— START —
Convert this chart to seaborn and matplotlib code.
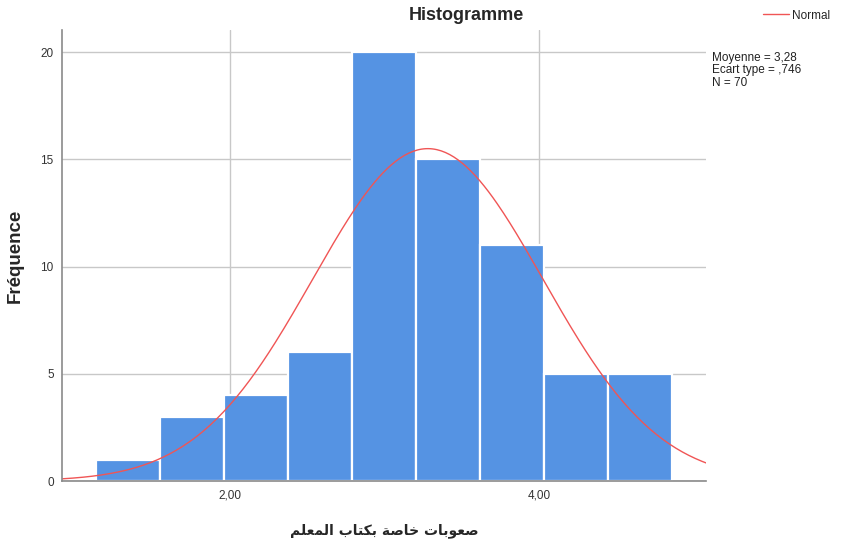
import numpy as np
import pandas as pd
import matplotlib
matplotlib.use("Agg")
import matplotlib.pyplot as plt
import seaborn as sns

# data
bin_edges = [1.131, 1.545, 1.960, 2.374, 2.789, 3.203, 3.617, 4.032, 4.446, 4.861]
counts = [1, 3, 4, 6, 20, 15, 11, 5, 5]
mean_val = 3.28
sd_val = 0.746
n_obs = 70
x_ticks = [2.0, 4.0]
x_tick_labels = ["2,00", "4,00"]
y_ticks = [0, 5, 10, 15, 20]
stats_lines = ["Moyenne = 3,28", "Ecart type = ,746", "N = 70"]
x_title = "صعوبات خاصة بكتاب المعلم"

# simple arabic shaping (matplotlib has no shaping / bidi)
forms = {
    'ا': (0xFE8D, 0xFE8E, None, None),
    'ب': (0xFE8F, 0xFE90, 0xFE91, 0xFE92),
    'ت': (0xFE95, 0xFE96, 0xFE97, 0xFE98),
    'ة': (0xFE93, 0xFE94, None, None),
    'خ': (0xFEA5, 0xFEA6, 0xFEA7, 0xFEA8),
    'ص': (0xFEB9, 0xFEBA, 0xFEBB, 0xFEBC),
    'ع': (0xFEC9, 0xFECA, 0xFECB, 0xFECC),
    'ك': (0xFED9, 0xFEDA, 0xFEDB, 0xFEDC),
    'ل': (0xFEDD, 0xFEDE, 0xFEDF, 0xFEE0),
    'م': (0xFEE1, 0xFEE2, 0xFEE3, 0xFEE4),
    'و': (0xFEED, 0xFEEE, None, None),
}


def shape_arabic(s):
    out = []
    for i, ch in enumerate(s):
        if ch not in forms:
            out.append(ch)
            continue
        prev = s[i - 1] if i > 0 else ' '
        nxt = s[i + 1] if i + 1 < len(s) else ' '
        join_prev = prev in forms and forms[prev][2] is not None
        join_next = forms[ch][2] is not None and nxt in forms
        iso, fin, ini, med = forms[ch]
        if join_prev and join_next:
            out.append(chr(med))
        elif join_prev:
            out.append(chr(fin))
        elif join_next:
            out.append(chr(ini))
        else:
            out.append(chr(iso))
    return ''.join(out)[::-1]


# one value per observation at bin centres so histplot counts them
centres = [(bin_edges[i] + bin_edges[i + 1]) / 2 for i in range(len(counts))]
df = pd.DataFrame({"v": np.repeat(centres, counts)})

sns.set_style("white")
plt.rcParams['font.family'] = ['Liberation Sans', 'DejaVu Sans']

fig = plt.figure(figsize=(8.44, 5.41), dpi=100)
ax = fig.add_axes([62 / 844, 1 - 481 / 541, (706 - 62) / 844, (481 - 30) / 541])

ax.set_axisbelow(True)
ax.grid(True, color="#c8c8c8", linewidth=1)

sns.histplot(data=df, x="v", bins=bin_edges, color="#5593e3", alpha=1,
             edgecolor="white", linewidth=1.6, ax=ax)

xlo, xhi = 0.913, 5.08
xs = np.linspace(xlo, xhi, 300)
bw = bin_edges[1] - bin_edges[0]
ys = n_obs * bw / (sd_val * np.sqrt(2 * np.pi)) * np.exp(-0.5 * ((xs - mean_val) / sd_val) ** 2)
sns.lineplot(x=xs, y=ys, color="#f05555", linewidth=1, ax=ax, label="Normal", legend=False)

ax.set_xlim(xlo, xhi)
ax.set_ylim(0, 21.03)
ax.set_xticks(x_ticks)
ax.set_xticklabels(x_tick_labels)
ax.set_yticks(y_ticks)
ax.tick_params(length=0, labelsize=8.5, colors="#333333", pad=6)

for side in ["top", "right"]:
    ax.spines[side].set_visible(False)
for side in ["left", "bottom"]:
    ax.spines[side].set_color("#8a8a8a")
    ax.spines[side].set_linewidth(1.2)

ax.set_xlabel(shape_arabic(x_title), fontsize=10, fontweight="bold",
              family="DejaVu Sans", labelpad=16)
ax.set_ylabel("Fréquence", fontsize=13.5, fontweight="bold", labelpad=12)

fig.text(466 / 844, 1 - 15 / 541, "Histogramme", ha="center", va="center",
         fontsize=13, fontweight="bold")

fig.text(712 / 844, 1 - 52 / 541, "\n".join(stats_lines), ha="left", va="top",
         fontsize=8.5, linespacing=1.05, color="#222222")

fig.legend(handles=ax.get_lines()[-1:], labels=["Normal"], loc="upper left",
           bbox_to_anchor=(752 / 844, 1 + 1 / 541), frameon=False,
           fontsize=8.5, handlelength=2.2, handletextpad=0.3)

fig.savefig("out.png", dpi=100)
— END —
### [EXERCISE PROMPT]
Quote the preceding listing precisely and completely, omitting its images.

### [EXERCISE RESPONSE]
Convert this chart to seaborn and matplotlib code.
import numpy as np
import pandas as pd
import matplotlib
matplotlib.use("Agg")
import matplotlib.pyplot as plt
import seaborn as sns

# data
bin_edges = [1.131, 1.545, 1.960, 2.374, 2.789, 3.203, 3.617, 4.032, 4.446, 4.861]
counts = [1, 3, 4, 6, 20, 15, 11, 5, 5]
mean_val = 3.28
sd_val = 0.746
n_obs = 70
x_ticks = [2.0, 4.0]
x_tick_labels = ["2,00", "4,00"]
y_ticks = [0, 5, 10, 15, 20]
stats_lines = ["Moyenne = 3,28", "Ecart type = ,746", "N = 70"]
x_title = "صعوبات خاصة بكتاب المعلم"

# simple arabic shaping (matplotlib has no shaping / bidi)
forms = {
    'ا': (0xFE8D, 0xFE8E, None, None),
    'ب': (0xFE8F, 0xFE90, 0xFE91, 0xFE92),
    'ت': (0xFE95, 0xFE96, 0xFE97, 0xFE98),
    'ة': (0xFE93, 0xFE94, None, None),
    'خ': (0xFEA5, 0xFEA6, 0xFEA7, 0xFEA8),
    'ص': (0xFEB9, 0xFEBA, 0xFEBB, 0xFEBC),
    'ع': (0xFEC9, 0xFECA, 0xFECB, 0xFECC),
    'ك': (0xFED9, 0xFEDA, 0xFEDB, 0xFEDC),
    'ل': (0xFEDD, 0xFEDE, 0xFEDF, 0xFEE0),
    'م': (0xFEE1, 0xFEE2, 0xFEE3, 0xFEE4),
    'و': (0xFEED, 0xFEEE, None, None),
}


def shape_arabic(s):
    out = []
    for i, ch in enumerate(s):
        if ch not in forms:
            out.append(ch)
            continue
        prev = s[i - 1] if i > 0 else ' '
        nxt = s[i + 1] if i + 1 < len(s) else ' '
        join_prev = prev in forms and forms[prev][2] is not None
        join_next = forms[ch][2] is not None and nxt in forms
        iso, fin, ini, med = forms[ch]
        if join_prev and join_next:
            out.append(chr(med))
        elif join_prev:
            out.append(chr(fin))
        elif join_next:
            out.append(chr(ini))
        else:
            out.append(chr(iso))
    return ''.join(out)[::-1]


# one value per observation at bin centres so histplot counts them
centres = [(bin_edges[i] + bin_edges[i + 1]) / 2 for i in range(len(counts))]
df = pd.DataFrame({"v": np.repeat(centres, counts)})

sns.set_style("white")
plt.rcParams['font.family'] = ['Liberation Sans', 'DejaVu Sans']

fig = plt.figure(figsize=(8.44, 5.41), dpi=100)
ax = fig.add_axes([62 / 844, 1 - 481 / 541, (706 - 62) / 844, (481 - 30) / 541])

ax.set_axisbelow(True)
ax.grid(True, color="#c8c8c8", linewidth=1)

sns.histplot(data=df, x="v", bins=bin_edges, color="#5593e3", alpha=1,
             edgecolor="white", linewidth=1.6, ax=ax)

xlo, xhi = 0.913, 5.08
xs = np.linspace(xlo, xhi, 300)
bw = bin_edges[1] - bin_edges[0]
ys = n_obs * bw / (sd_val * np.sqrt(2 * np.pi)) * np.exp(-0.5 * ((xs - mean_val) / sd_val) ** 2)
sns.lineplot(x=xs, y=ys, color="#f05555", linewidth=1, ax=ax, label="Normal", legend=False)

ax.set_xlim(xlo, xhi)
ax.set_ylim(0, 21.03)
ax.set_xticks(x_ticks)
ax.set_xticklabels(x_tick_labels)
ax.set_yticks(y_ticks)
ax.tick_params(length=0, labelsize=8.5, colors="#333333", pad=6)

for side in ["top", "right"]:
    ax.spines[side].set_visible(False)
for side in ["left", "bottom"]:
    ax.spines[side].set_color("#8a8a8a")
    ax.spines[side].set_linewidth(1.2)

ax.set_xlabel(shape_arabic(x_title), fontsize=10, fontweight="bold",
              family="DejaVu Sans", labelpad=16)
ax.set_ylabel("Fréquence", fontsize=13.5, fontweight="bold", labelpad=12)

fig.text(466 / 844, 1 - 15 / 541, "Histogramme", ha="center", va="center",
         fontsize=13, fontweight="bold")

fig.text(712 / 844, 1 - 52 / 541, "\n".join(stats_lines), ha="left", va="top",
         fontsize=8.5, linespacing=1.05, color="#222222")

fig.legend(handles=ax.get_lines()[-1:], labels=["Normal"], loc="upper left",
           bbox_to_anchor=(752 / 844, 1 + 1 / 541), frameon=False,
           fontsize=8.5, handlelength=2.2, handletextpad=0.3)

fig.savefig("out.png", dpi=100)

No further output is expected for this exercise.